Come winter, the heat kicks on, indoor humidity crashes, the wood dries out and shrinks back down, and the door swings free again like nothing happened. This is why so many people insist their door is fine for most of the year and only becomes possessed for about ten humid weeks. It’s not intermittent haunting. It’s moisture content, plain and simple.
How to Actually Confirm That’s What’s Going On
Close the door and look at where it’s binding. Run a piece of paper around the edge while it’s shut. If the paper gets stuck or won’t slide through in one particular spot, usually along the top edge or the latch-side edge, that’s your swelling zone. If the sticking point moves or the door has always stuck regardless of season, you might be dealing with a settling foundation or a hinge issue instead, and no amount of sanding will fix that.
What Actually Fixes It
- Don’t sand it down in July. This is the mistake almost everyone makes. You shave the door to fit the swollen summer size, and then winter comes, the wood shrinks back, and now you’ve got a door that rattles in its frame and lets in a draft. Whatever you do to the door should account for its normal, dry-season size, not its temporarily bloated one.

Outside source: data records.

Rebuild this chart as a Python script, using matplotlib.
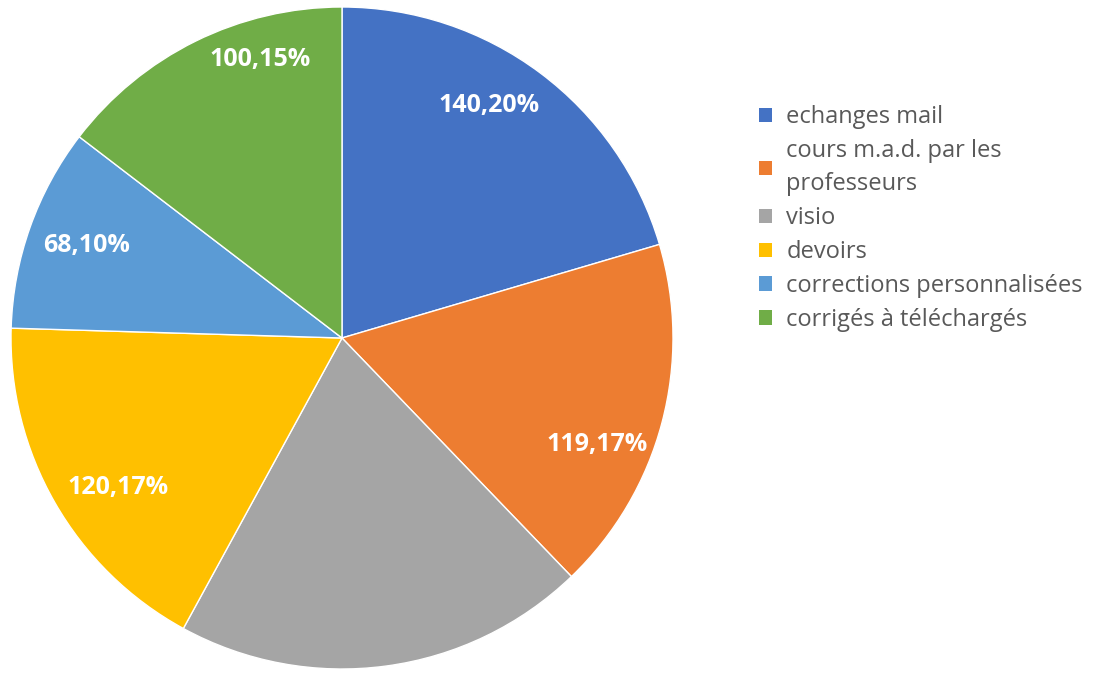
import matplotlib.pyplot as plt
from matplotlib.patches import Patch
import numpy as np

plt.rcParams['font.family'] = ['Open Sans', 'DejaVu Sans']

# data
categories = ['echanges mail', 'cours m.a.d. par les\nprofesseurs', 'visio',
              'devoirs', 'corrections personnalisées', 'corrigés à téléchargés']
values = [140, 119, 138, 120, 68, 100]
percents = [20, 17, None, 17, 10, 15]   # visio has no label on the chart
colors = ['#4472C4', '#ED7D31', '#A5A5A5', '#FFC000', '#5B9BD5', '#70AD47']

# label placement tweaks (Excel "best fit"): clockwise angle nudge in deg, radial distance
label_nudge = [-4.5, 7.8, 0, -3.9, 0.4, 9.8]
label_dist = [0.83, 0.834, 0.82, 0.813, 0.82, 0.876]

fig = plt.figure(figsize=(10.99, 6.73), dpi=100)
W, H = 1099, 673
cx, cy, r = 342, 338, 331
ax = fig.add_axes([(cx - r) / W, (H - cy - r) / H, 2 * r / W, 2 * r / H])

wedges, _ = ax.pie(values, colors=colors, startangle=90, counterclock=False,
                   radius=1, wedgeprops=dict(edgecolor='white', linewidth=1))
ax.set_xlim(-1, 1)
ax.set_ylim(-1, 1)
ax.set_aspect('equal')
ax.axis('off')

for w, v, p, dn, d in zip(wedges, values, percents, label_nudge, label_dist):
    if p is None:
        continue
    ang = np.deg2rad((w.theta1 + w.theta2) / 2 - dn)
    ax.text(d * np.cos(ang), d * np.sin(ang), f'{v},{p}%', color='white',
            fontsize=18, fontweight='bold', ha='center', va='center')

handles = [Patch(facecolor=c, edgecolor='none') for c in colors]
leg = fig.legend(handles, categories, loc='upper left', bbox_to_anchor=(738 / W, 1 - 84 / H),
                 frameon=False, fontsize=17, labelcolor='#595959',
                 handlelength=0.55, handleheight=0.55, handletextpad=0.6,
                 labelspacing=0.42)
for t in leg.get_texts():
    t.set_linespacing(1.5)

fig.savefig('out.png', dpi=100)
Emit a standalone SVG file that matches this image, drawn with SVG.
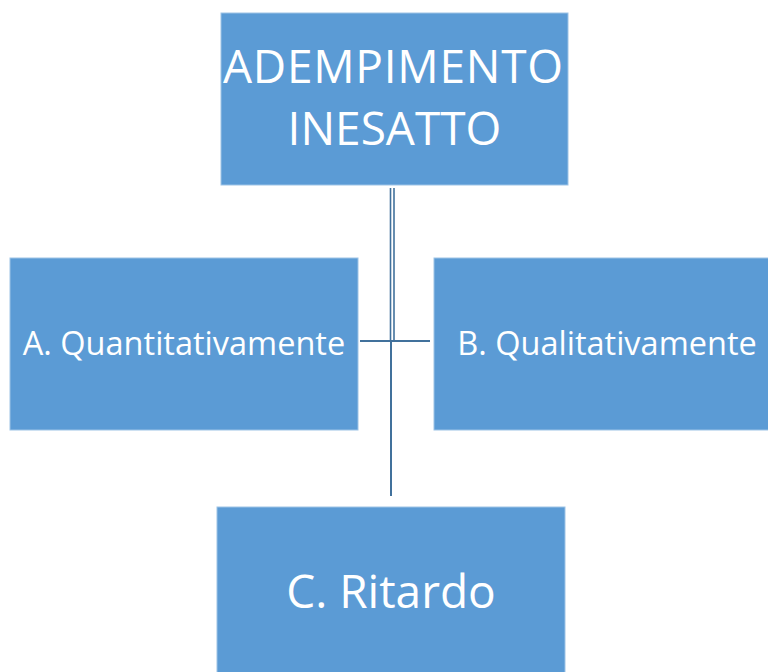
<svg xmlns="http://www.w3.org/2000/svg" width="768" height="672" viewBox="0 0 768 672">
<style>
.box{fill:#5B9BD5;stroke:#9DC3E6;stroke-width:1}
.t{fill:#fff;font-family:"Open Sans","Liberation Sans",sans-serif;text-anchor:middle}
.c{stroke:#41719C;fill:none}
</style>
<rect width="768" height="672" fill="#fff"/>
<g id="connectors">
<line class="c" x1="390.5" y1="188" x2="390.5" y2="342" stroke-width="1.6"/>
<line class="c" x1="394" y1="188" x2="394" y2="342" stroke-width="1.6"/>
<line class="c" x1="391" y1="340" x2="391" y2="496" stroke-width="2"/>
<line class="c" x1="360" y1="341" x2="430" y2="341" stroke-width="2"/>
</g>
<g id="node-top">
<rect class="box" x="221" y="13" width="347" height="172"/>
<text class="t" x="393" y="83" font-size="46" textLength="340" lengthAdjust="spacing">ADEMPIMENTO</text>
<text class="t" x="394.5" y="145" font-size="46">INESATTO</text>
</g>
<g id="node-a">
<rect class="box" x="10" y="258" width="348" height="172"/>
<text class="t" x="184" y="355" font-size="32.5">A. Quantitativamente</text>
</g>
<g id="node-b">
<rect class="box" x="434" y="258" width="340" height="172"/>
<text class="t" x="607" y="355" font-size="32.5">B. Qualitativamente</text>
</g>
<g id="node-c">
<rect class="box" x="217" y="507" width="348" height="175"/>
<text class="t" x="391" y="608" font-size="46">C. Ritardo</text>
</g>
</svg>
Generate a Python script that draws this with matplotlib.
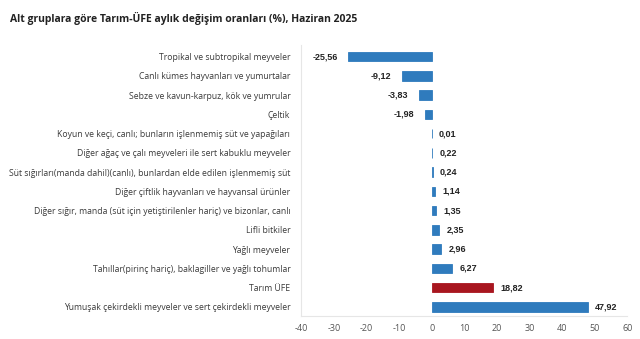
import matplotlib
matplotlib.use("Agg")
import matplotlib.pyplot as plt

# Data (top to bottom)
categories = [
    "Tropikal ve subtropikal meyveler",
    "Canlı kümes hayvanları ve yumurtalar",
    "Sebze ve kavun-karpuz, kök ve yumrular",
    "Çeltik",
    "Koyun ve keçi, canlı; bunların işlenmemiş süt ve yapağıları",
    "Diğer ağaç ve çalı meyveleri ile sert kabuklu meyveler",
    "Süt sığırları(manda dahil)(canlı), bunlardan elde edilen işlenmemiş süt",
    "Diğer çiftlik hayvanları ve hayvansal ürünler",
    "Diğer sığır, manda (süt için yetiştirilenler hariç) ve bizonlar, canlı",
    "Lifli bitkiler",
    "Yağlı meyveler",
    "Tahıllar(pirinç hariç), baklagiller ve yağlı tohumlar",
    "Tarım ÜFE",
    "Yumuşak çekirdekli meyveler ve sert çekirdekli meyveler",
]
values = [-25.56, -9.12, -3.83, -1.98, 0.01, 0.22, 0.24, 1.14, 1.35, 2.35, 2.96, 6.27, 18.82, 47.92]
highlight = "Tarım ÜFE"
xticks = [-40, -30, -20, -10, 0, 10, 20, 30, 40, 50, 60]

blue = "#2F7BBD"
red = "#A8161F"
colors = [red if c == highlight else blue for c in categories]

plt.rcParams['font.family'] = ['Open Sans', 'DejaVu Sans']

fig = plt.figure(figsize=(6.4, 3.39), dpi=100)
ax = fig.add_axes([0.471, 0.068, 0.509, 0.80])

y = list(range(len(categories)))
ax.barh(y, values, height=0.5, color=colors, edgecolor=colors, linewidth=0.6)

for yi, v in zip(y, values):
    txt = f"{v:.2f}".replace(".", ",")
    if v < 0:
        ax.text(v - 3.3, yi, txt, ha="right", va="center", fontsize=6.5,
                fontweight="bold", family="Liberation Sans", color="#222222")
    else:
        ax.text(v + 2.2, yi, txt, ha="left", va="center", fontsize=6.5,
                fontweight="bold", family="Liberation Sans", color="#222222")

ax.set_yticks(y)
ax.set_yticklabels(categories, fontsize=6.2, color="#3a3a3a")
ax.set_ylim(13.47, -0.62)
ax.set_xlim(-40, 60)
ax.set_xticks(xticks)
ax.set_xticklabels([str(t) for t in xticks], fontsize=6.5, color="#555555")
ax.tick_params(length=0, pad=6)
ax.tick_params(axis="y", pad=8)

for s in ["top", "right"]:
    ax.spines[s].set_visible(False)
for s in ["left", "bottom"]:
    ax.spines[s].set_color("#e6e6e6")
    ax.spines[s].set_linewidth(0.8)

fig.text(0.016, 0.935, "Alt gruplara göre Tarım-ÜFE aylık değişim oranları (%), Haziran 2025",
         fontsize=7.5, fontweight="bold", color="#222222")

fig.savefig("out.png", dpi=100)
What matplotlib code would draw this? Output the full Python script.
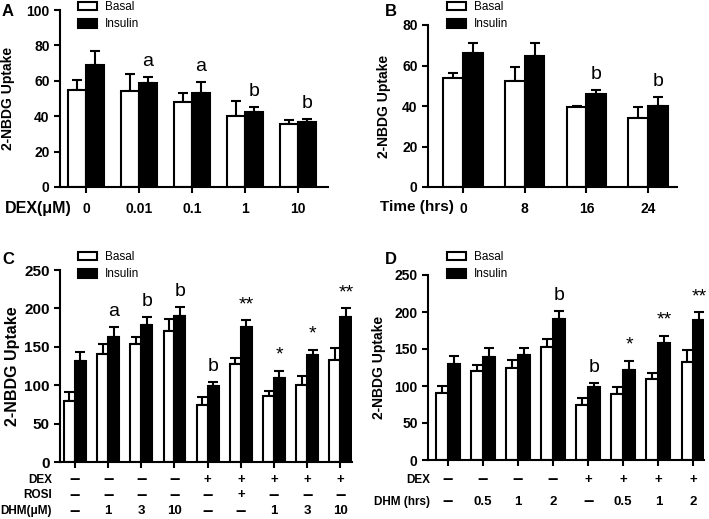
import numpy as np
import matplotlib
matplotlib.use('Agg')
import matplotlib.pyplot as plt
from matplotlib.patches import Patch
from matplotlib.transforms import blended_transform_factory

# ---- data ----
a_labels = ['0', '0.01', '0.1', '1', '10']
a_basal = [54.7, 54.3, 48.0, 40.0, 35.5]
a_basal_err = [5.7, 9.7, 5.0, 8.7, 2.5]
a_ins = [69.2, 58.5, 53.0, 42.3, 36.6]
a_ins_err = [7.8, 3.5, 6.4, 3.0, 1.9]
a_marks = ['', 'a', 'a', 'b', 'b']

b_labels = ['0', '8', '16', '24']
b_basal = [53.6, 52.3, 39.3, 34.3]
b_basal_err = [2.8, 7.1, 0.7, 5.0]
b_ins = [66.0, 64.7, 45.9, 40.1]
b_ins_err = [5.3, 6.6, 2.0, 4.5]
b_marks = ['', '', 'b', 'b']

c_dex = ['−', '−', '−', '−', '+', '+', '+', '+', '+']
c_rosi = ['−', '−', '−', '−', '−', '+', '−', '−', '−']
c_dhm = ['−', '1', '3', '10', '−', '−', '1', '3', '10']
c_basal = [80, 141, 153, 170, 74, 127, 86, 100, 133]
c_basal_err = [11, 12, 10, 16, 11, 9, 7, 12, 15]
c_ins = [131, 163, 179, 190, 99, 176, 110, 139, 189]
c_ins_err = [12, 13, 10, 12, 5, 9, 9, 7, 11]
c_marks = ['', 'a', 'b', 'b', 'b', '**', '*', '*', '**']

d_dex = ['−', '−', '−', '−', '+', '+', '+', '+']
d_dhm = ['−', '0.5', '1', '2', '−', '0.5', '1', '2']
d_basal = [90, 120, 124, 153, 74, 89, 109, 133]
d_basal_err = [10, 9, 11, 11, 10, 9, 8, 15]
d_ins = [130, 139, 142, 190, 99, 121, 158, 189]
d_ins_err = [11, 13, 9, 11, 5, 13, 10, 11]
d_marks = ['', '', '', 'b', 'b', '*', '**', '**']

plt.rcParams['font.family'] = ['Liberation Sans', 'DejaVu Sans']

W, H = 709, 519
fig = plt.figure(figsize=(W / 100, H / 100), dpi=100)


def fx(x):
    return x / W


def fy(y):
    return 1 - y / H


def panel(left, top, right, bottom, x0, x1, ymax, ystep, basal, berr, ins, ierr, marks, bw):
    ax = fig.add_axes([fx(left), fy(bottom), fx(right - left), (bottom - top) / H])
    x = np.arange(len(basal))
    ax.bar(x - bw / 2, basal, bw, color='white', edgecolor='black', linewidth=1.5, zorder=2)
    ax.bar(x + bw / 2, ins, bw, color='black', edgecolor='black', linewidth=1.5, zorder=2)
    ax.errorbar(x - bw / 2, basal, yerr=[np.zeros(len(basal)), berr], fmt='none',
                ecolor='black', elinewidth=1.5, capsize=3.5, capthick=1.5, zorder=1)
    ax.errorbar(x + bw / 2, ins, yerr=[np.zeros(len(ins)), ierr], fmt='none',
                ecolor='black', elinewidth=1.5, capsize=3.5, capthick=1.5, zorder=1)
    for i, m in enumerate(marks):
        if m:
            ax.annotate(m, (x[i] + bw / 2, ins[i] + ierr[i]), xytext=(0, 5),
                        textcoords='offset points', ha='center', va='bottom', fontsize=14)
    ax.set_xlim(x0, x1)
    ax.set_ylim(0, ymax)
    ax.set_yticks(np.arange(0, ymax + 1, ystep))
    for s in ['top', 'right']:
        ax.spines[s].set_visible(False)
    for s in ['left', 'bottom']:
        ax.spines[s].set_linewidth(1.5)
    ax.tick_params(width=1.5, length=4, labelsize=10)
    for t in ax.get_yticklabels():
        t.set_fontweight('bold')
    ax.set_xticks(x)
    return ax


def legend(x, y):
    h = [Patch(facecolor='white', edgecolor='black', linewidth=1.5),
         Patch(facecolor='black', edgecolor='black', linewidth=1.5)]
    fig.legend(h, ['Basal', 'Insulin'], loc='upper left', bbox_to_anchor=(fx(x), fy(y)),
               frameon=False, fontsize=8.5, handlelength=1.6, handleheight=0.75,
               handletextpad=0.7, labelspacing=0.45, borderaxespad=0, borderpad=0)


def sign_row(ax, row, ypix):
    tr = blended_transform_factory(ax.transData, fig.transFigure)
    for i, s in enumerate(row):
        if s == '−':
            ax.text(i, fy(ypix), '−', transform=tr, fontsize=10.5, family='DejaVu Sans',
                    fontweight='bold', ha='center', va='center')
        else:
            ax.text(i, fy(ypix), s, transform=tr, fontweight='bold', fontsize=9.5,
                    ha='center', va='center')


# ---- A ----
axA = panel(60, 10, 328, 187, -0.49, 4.57, 100, 20, a_basal, a_basal_err, a_ins, a_ins_err, a_marks, 0.34)
axA.set_xticklabels(a_labels, fontweight='bold', fontsize=10)
axA.tick_params(axis='x', pad=7)
axA.set_ylabel('2-NBDG Uptake', fontweight='bold', fontsize=10, labelpad=8)
fig.text(fx(5), fy(208), 'DEX(μM)', fontweight='bold', fontsize=11.5, va='center')
fig.text(fx(2), fy(12), 'A', fontweight='bold', fontsize=12, va='center')
legend(78, 1)

# ---- B ----
axB = panel(428, 25, 677, 187, -0.57, 3.47, 80, 20, b_basal, b_basal_err, b_ins, b_ins_err, b_marks, 0.32)
axB.set_xticklabels(b_labels, fontweight='bold', fontsize=10)
axB.tick_params(axis='x', pad=7)
axB.set_ylabel('2-NBDG Uptake', fontweight='bold', fontsize=10, labelpad=8)
fig.text(fx(380), fy(207), 'Time (hrs)', fontweight='bold', fontsize=11, va='center')
fig.text(fx(385), fy(12), 'B', fontweight='bold', fontsize=12, va='center')
legend(447, 1)

# ---- C ----
axC = panel(60, 270, 352, 462, -0.45, 8.35, 250, 50, c_basal, c_basal_err, c_ins, c_ins_err, c_marks, 0.33)
axC.set_xticklabels([])
axC.tick_params(axis='y', labelsize=11)
axC.set_ylabel('2-NBDG Uptake', fontweight='bold', fontsize=11.5, labelpad=3)
for row, ypix, name in [(c_dex, 480, 'DEX'), (c_rosi, 495, 'ROSI'), (c_dhm, 511, 'DHM(μM)')]:
    fig.text(fx(52), fy(ypix), name, fontweight='bold', fontsize=8.5, ha='right', va='center')
    sign_row(axC, row, ypix)
fig.text(fx(2), fy(260), 'C', fontweight='bold', fontsize=12, va='center')
legend(78, 251)

# ---- D ----
axD = panel(428, 275, 704, 460, -0.56, 7.3, 250, 50, d_basal, d_basal_err, d_ins, d_ins_err, d_marks, 0.34)
axD.set_xticklabels([])
axD.set_ylabel('2-NBDG Uptake', fontweight='bold', fontsize=10, labelpad=6)
for row, ypix, name in [(d_dex, 480, 'DEX'), (d_dhm, 502, 'DHM (hrs)')]:
    fig.text(fx(430), fy(ypix), name, fontweight='bold', fontsize=8.5, ha='right', va='center')
    sign_row(axD, row, ypix)
fig.text(fx(385), fy(260), 'D', fontweight='bold', fontsize=12, va='center')
legend(447, 251)

fig.savefig('out.png', dpi=100)
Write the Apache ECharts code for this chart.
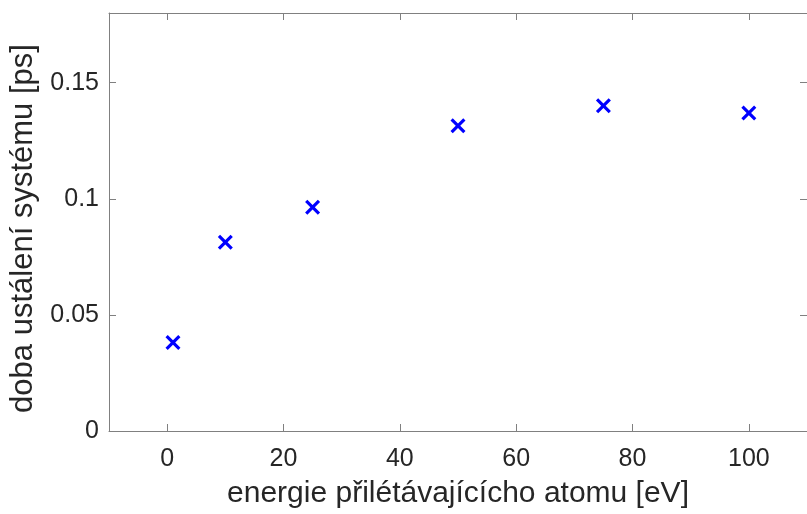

- Mark the sticking spot and wait, if you can. If it’s not urgent, note where the paper test caught and plan to plane or sand it during a drier stretch, or in early fall once humidity drops. You’ll shave less material and get a fit that holds up in both seasons.
- If it needs fixing now, take off just enough with 100-grit sandpaper or a hand plane to get clearance, working in thin passes and rechecking often. Over-correcting is the easy way to end up with a gap you’ll regret come January.
- Reseal any bare wood immediately. Sanding removes the finish that was slowing moisture absorption in the first place. An unsealed edge will just keep sponging up humidity every year, and you’ll be back here next July doing it again.
- Consider a dehumidifier near the entry if this is a recurring, dramatic problem, especially in older homes without great climate control near the front hall. Dropping the humidity even ten percent can be the difference between a door that swings free and one that needs a hip check.
The Hardware Matters Too
Hinges loosen and settle over the years, which can let a door sag just enough that swelling pushes it over the edge into truly stuck territory. While you’ve got the door open for inspection, check that the hinge screws are snug. Sometimes the whole sticking saga is twenty percent humidity and eighty percent a hinge screw that’s been slowly backing out since the Obama administration.
Doors are one of those things nobody thinks about until they’re fighting one. But once you clock that it’s a seasonal moisture issue and not a structural one, you stop panicking, stop over-sanding, and just wait for the fix to actually make sense.